As the United States prepares to mark its 250th birthday, a nonprofit is using the moment to try to knit the country a little closer together, ABC News reported. The American Exchange Project is now in its seventh year of connecting young people from very different corners of the country with one another.
The scheme works much like a foreign exchange program, except that it keeps students within the United States. It is free and open to young people who have just graduated from high school, offering them the chance to see parts of the country they might never otherwise reach on their own.
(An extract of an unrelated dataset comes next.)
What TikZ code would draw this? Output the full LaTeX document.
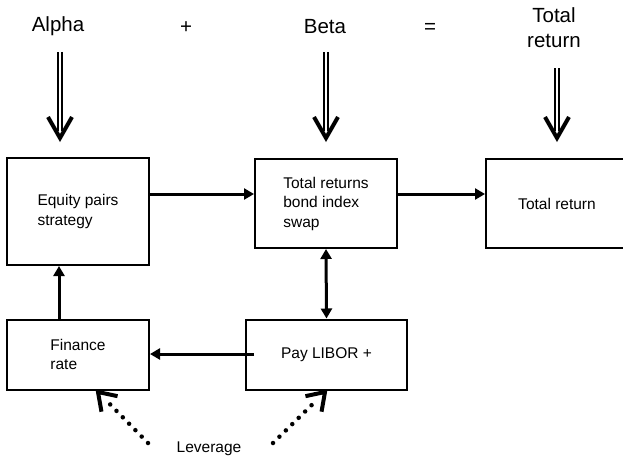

The pairings are designed to be a study in contrasts. A teenager used to the concrete bustle of New York City might spend a week near the Badlands of Wyoming, while a student more accustomed to the wilderness of Alaska could instead find themselves on the coast of Maine for the first time.
The experience is built around two halves. Each participant spends one week travelling to an unfamiliar town and another week hosting a visitor in their own community, so that the exchange runs in both directions rather than being a simple one-way trip across the map.
The project grew out of a personal journey by its co-founder and chief executive, David McCullough. He told ABC News that a road trip had changed his own life, recalling how he grew up in a leafy suburb of Boston before borrowing his mother's car and driving some 7,100 miles across the country.
Over two months he lived in three towns that could not have been more different from his own, in Texas, in Pine Ridge in South Dakota, and in Cleveland, Ohio. He said he had been warned the trip might not be safe for him, but instead found himself welcomed and almost adopted everywhere he went, and the friendships he made reshaped how he saw the country.
That experience, he said, convinced him that many young Americans today are growing up in towns that are too homogeneous, leaving them with little exposure to people whose lives are very different from their own. In a nation as large and diverse as the United States, he argued, that gap could become a problem, and his answer was to send the next generation out onto the road to make friends of their own.